Thankfully it did not happen and we leave it to historians and museums to record these horrific and heroic times. The current controversy over the Canadian War Museum ’s wording in an exhibit covering the Canadian role in the strategic bombing of Germany illustrates how delicate this role of recording history can be.
Canadian war veterans are up in arms over a 67-word inscription dedicated to those attacks on German cities, and we agree it is too negative. The idea for bombing German cities, adopted by British strategists, was to bring the war home to the Germans and sap civilian morale in German cities.
Starting in 1942, Bomber Command of the Royal Air Force (RAF) expanded the bombing beyond industrial and military targets. Cologne, Hamburg, Rostock, Leubeck and, in February 1945, Dresden, were pounded with incendiary bomb clusters. Sir Arthur Harris, known as “Bomber Harris” was in charge of the controversial campaign, which caused enormous destruction and up to 600,000 deaths. The RAF campaign included Royal Canadian Air Force Squadrons and individual Canadians.

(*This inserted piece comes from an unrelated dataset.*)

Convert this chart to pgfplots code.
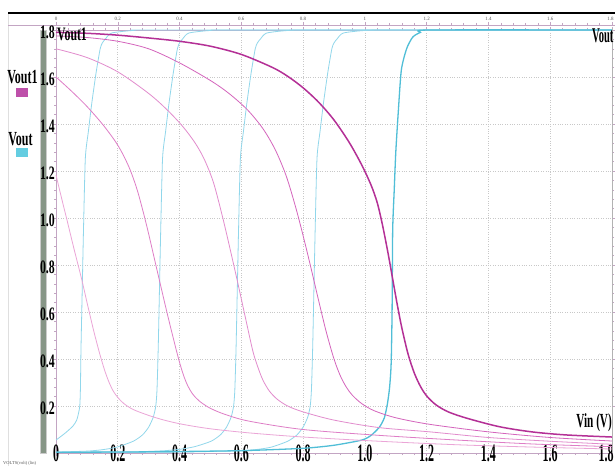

The panel, which the museum has wisely agreed to rewrite, asserts that “the value and morality of the strategic bomber offensive against Germany remains bitterly contested. ”
It also says that the raids “resulted in only small reductions in German war production until late in the war. ” Museum officials say the new wording will ensure that the historical record shows “respect” for our soldiers’ effort to fight off the Nazi scourge. We submit that the value of the strategic bombing campaign has never been determined. We do know what effect the dropping of atomic bombs on Hiroshima and Nagasaki had on the Japanese. We also submit that the morality of the strategic bombing was and is not at issue when juxtaposed to the horrors of Germany ’s cruel and vicious inhumanity. Lest we forget, one in four Canadian members of Bomber Command died. Lest we forget, the Germans attacked their neighbours and were slaughtering millions of innocent civilians — Jews, Gypsies, Homosexuals, Communists, Slavs, Freemasons, the mentally ill. Lest we forget Hitler was determined to fight till the last child soldier died. Lest we forget that even as the Third Reich was collapsing late in 1944, Adolph Eichmann was rounding up Hungarian Jews for the one-day cattle-car trip to the gas chambers at Auschwitz-Birkenau. And let us remember that the bombing of Dresden was also designed to slow down the Russians drive to Berlin.
Civilian morale in Germany was a legitimate target. The bombing helped bring the war to an end and limit civilian deaths. Had the Germans won, many of us would not be here today. Let the rewritten commentary say clearly that Bomber Command was necessary, justified and effective.